Мы пошли с Ельциным, я его, кстати, по дороге пригласил в Беловежскую Пущу. Нашли Горбачева, выпили по рюмке коньяку и пошли обратно. Ельцин на удивление был предельно корректен и никогда не позволял себе обращаться к коллегам на «ты». В отличие от Горбачева. Только потом уже по телефону в Беловежской Пуще Михаил Сергеевич впервые обратился ко мне на «вы».
— Что Горбачев вам сказал, когда узнал о подписанном соглашении о том, что СССР фактически перестает существовать?
— Мы втроем, с Ельциным и Кравчуком, сели подписывать это заявление. Борис Николаевич в шутку говорит: мол, мы с Леонидом Макаровичем решили, что вы лучший друг Горбачева и поэтому звоните ему и расскажите, что за решение мы тут подписываем. Я же Ельцину также в шутку ответил, что мы с Кравчуком решили, что вы — лучший друг Буша и поэтому звоните ему после моего разговора с Горбачевым. В общем, договорились.

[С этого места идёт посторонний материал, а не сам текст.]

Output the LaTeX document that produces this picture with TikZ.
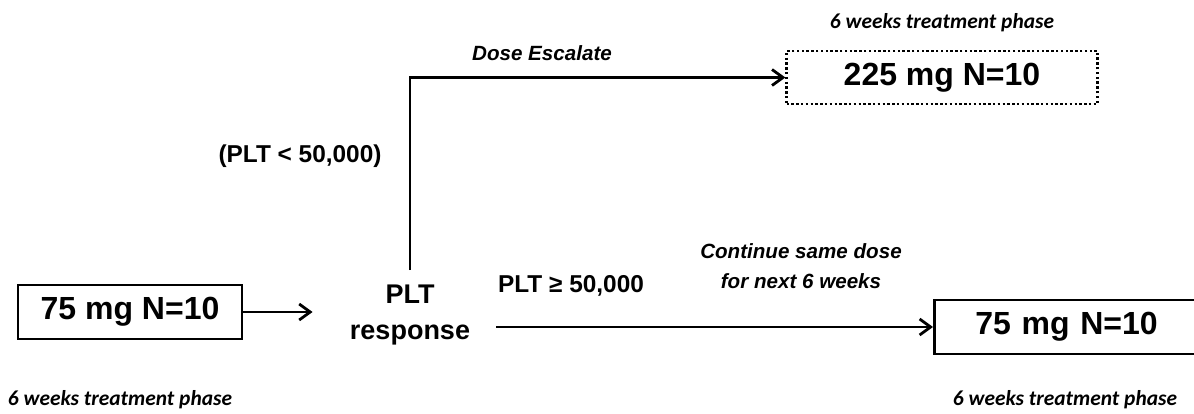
\documentclass[tikz,border=0pt]{standalone}
\usepackage{fontspec}
\setmainfont{Liberation Sans}
\newfontfamily\calfont{Carlito}
\usetikzlibrary{positioning, arrows.meta}

\begin{document}
\begin{tikzpicture}[x=0.5pt, y=-0.5pt, line width=1.4pt, >={Straight Barb[length=5.5pt, width=8pt]},
	box/.style = {draw, font=\fontsize{16}{19}\selectfont\bfseries, minimum height=27pt},
	dotbox/.style = {box, dash pattern=on 1.2pt off 1.2pt, line width=1.1pt},
	lab/.style = {font=\fontsize{12.2}{15}\selectfont\bfseries, inner sep=0pt},
	itlab/.style = {font=\fontsize{10.3}{15}\selectfont\bfseries\itshape, inner sep=0pt, align=center},
	phase/.style = {font=\calfont\fontsize{10.7}{13}\selectfont\bfseries\itshape, inner sep=0pt}]
	\useasboundingbox (0,0) rectangle (1194,413);
	\clip (0,0) rectangle (1194,413);
	% boxes and the response node
	\node[box, minimum width=112pt] (1) at (130,312) {75 mg N=10};
	\node[align=center, inner sep=7pt, anchor=north, font=\fontsize{13.5}{18}\selectfont\bfseries] (2) at (410,270) {PLT\\response};
	\node[box, anchor=west, align=left, text width=200pt, inner xsep=20.5pt] (3) at (933,327) {75 mg N=10};
	\node[dotbox, minimum width=155.5pt, minimum height=26.5pt] (4) at (942,77.5) {225 mg N=10};
	% labels
	\node[lab, anchor=base] (lo) at (300,162) {(PLT < 50,000)};
	\node[lab, anchor=base] (hi) at (571,292) {PLT ≥ 50,000};
	\node[itlab, anchor=base] (esc) at (542,60) {Dose Escalate};
	\node[itlab, anchor=north] (cont) at (801,242) {Continue same dose\\for next 6 weeks};
	\node[phase, anchor=base] (p1) at (120,405) {6 weeks treatment phase};
	\node[phase, anchor=base] (p3) at (1065,405) {6 weeks treatment phase};
	\node[phase, anchor=base] (p4) at (942,28) {6 weeks treatment phase};
	% connectors
	\draw[->, shorten >=11pt] (1.east) -- (2.west |- 1.east);
	\draw[->] (2.north) |- (4.west);
	\draw[->, shorten <=5.5pt] (2.east |- 3.west) -- (3.west);
\end{tikzpicture}
\end{document}
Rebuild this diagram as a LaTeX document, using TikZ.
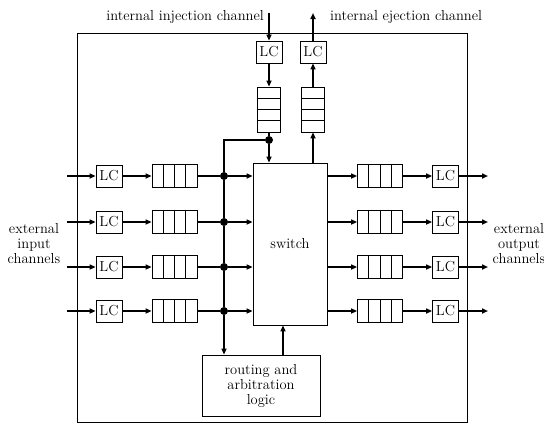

Я пошел звонить по «тройке» самой секретной правительственной линии. Берет трубку какой-то офицер и начинает задавать кучу глупых вопросов: «А это кто звонит? А откуда? А по какому вопросу?» Ежу было ясно, что никто другой не может с этого номера звонить, кроме меня! Потом второй офицер взял трубку и заново все вопросы задавал. Наконец надо было выдержать длинную театральную паузу, в чем Горбачев был горазд.
А что происходит на другом конце кабинета? Ельцин звонит по обычному городскому телефону в Белый дом. Дозванивается и, не зная, что я говорю не с Горбачевым, а с одним, другим, третьим офицером связи, уже начинает диалог с Бушем. Козырев громко переводит...
Наконец дозваниваюсь и говорю: «Уважаемый Михаил Сергеевич! Мы здесь подписываем такое-то заявление. Мне поручено вас информировать об этом». Он отвечает таким нагло-поучительным тоном: «М-да! А вы задумались над тем, что об этом подумает международная общественность?» Я говорю, что вот сейчас Борис Николаевич беседует с Бушем, так тот приветствует наш шаг. В трубке наступает мертвая тишина. Я сказал: «Спасибо, я довел до вашего сведения». Ответом было очень долгое молчание Горбачева. Я положил трубку. Никакого благого мата с того конца не было. Более того, Михаил Сергеевич впервые обратился ко мне на «вы».
— Изначально цель была совсем другая. Предстояла очень тяжелая зима. И несмотря на то, что я был горячим сторонником рыночной экономики, понимал, что если мы будем закручивать рыночные гайки, то замерзнем. У нас нет денег, нет авторитета, нет возможности получить кредит и нет возможности что-то купить у России за деньги, так как они стремительно обесцениваются. Поэтому мы хотели попросить чуть-чуть притормозить рынок и попросить Ельцина помочь нам с нефтью и газом. Меня к этому активно подбивал Кебич, хотя сейчас это отрицает. Говорит, что я специально его в Вискули заманил. Когда в Ново-Огареве мы с Ельциным пошли возвращать обидевшегося на нас Горбачева, я говорю Ельцину: «У вас в России такая красивая золотая осень, но и у нас в Беловежской Пуще тоже есть что посмотреть. Приезжайте в гости». Сам я там был только туристом, а на правительственную базу в Вискулях вообще ни разу не ездил. Ельцин с удовольствием согласился.
— Дальше наши службы согласовывали время. Потом мне Кебич говорит: мол, слушай у нас хорошие отношения с Украиной, одинаковые интересы. Давай не будем создавать нездоровую конкуренцию. Я позвонил Ельцину, и тот был не против, чтобы присутствовал и Леонид Кравчук.
— Мы даже не говорили, какие вопросы будем обсуждать. Лишь договорились, что надо бы взять с собой полномочные делегации, чтобы не пришлось в случае чего обращаться к экспертам. Но главный вопрос был — как начинать зиму.
— Уже в Пуще мы начали думать, как же нам быть. Получается, что надо обращаться к Горбачеву, чтобы он как президент СССР поспособствовал поставке углеводородов из одного субъекта СССР в другой. И тогда выходит Геннадий Бурбулис. Хотя я философов и общественников никогда не любил, к нему относился всегда положительно. В общем, он произносит фразу, после которой мы до сих пор остаемся закадычными друзьями: «А не согласитесь ли вы расписаться под такой фразой: «СССР как субъект международного права и геополитическая реальность прекращает свое существование».